Top bankers in the country depict a comeback in the liquidity crunch in the coming quarters. Even though the monetary regulator, Reserve Bank of India has taken several measures to raise the money supply in the system, coming times are yet to observe a significant rise in the non-performing assets (NPAs).
Economic growth in the country has become a latest focus of the regulators so the bankers feel it is essential to have a strong risk management system, adequate capital infusion, and regulatory reforms to keep the growth intact in medium and long term.
SBI's Chairman, O.P.Bhatt feels, "India's future is extremely bullish in the medium to long term, but we need to revisit the regulations and balance the agricultural and infrastructural growth to ensure a continued growth of over 7.9 percent. Much of India's growth will depend on infrastructure developments, which requires an investment of about $500 billion in the next five years."
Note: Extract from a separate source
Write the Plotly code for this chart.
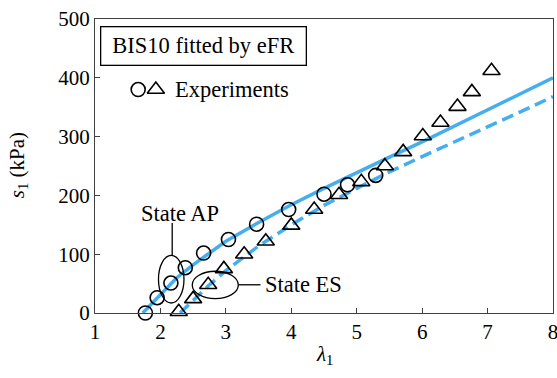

"The recent turmoil has been caused due to massive leveraging, greed and innovation without proper risk-taking abilities. Despite the crisis, India continues to grow at 7.9 percent. Liquidity is a big issue on Thursday. There is not enough liquidity for flow from one bank to another. We also need to develop the corporate bond market," added Mr. Bhatt.
Presently the banks are facing liquidity pressure both on the domestic and global front. This was due to a gradual fading of resources from the economy that was hit the global financial meltdown. Banks are not in the situation to lend each other in the global markets.
ICICI Bank Joint Managing Director Chanda Kochhar said, "We need funds to fill the gap arising from absence of trade credit and global liquidity. Resources are also needed to keep up India's growth and investments. Liquidity impacts the interest rates prevailing in the system. Source of funding from the capital market is also not available."
Over the past few years, the domestic financial institutions have improved global resources and therefore Ms Kochhar cautioned India's connection to the global crisis.
Commenting on rising NPAs, Kochhar said, "Lending standards in India is different from those in the US. Here, banks lend against the borrowers' income, whereas in the US, the banks lend against assets. Indian banks operate at a much lower leveraged level, almost half as compared to their global counterparts. Also, one-third of Indian banks' assets are parked in government securities, which reduces liabilities and risk."
"We will see higher NPAs in the coming days with Indian financial institutions, due to their credit derivative, counterparty and concentration risks. NPAs should rise across the sector. Statistically, it is inevitable that NPAs would go up as the asset growth of the banking industry has been over 30 per cent in the last four years," said Bhatt.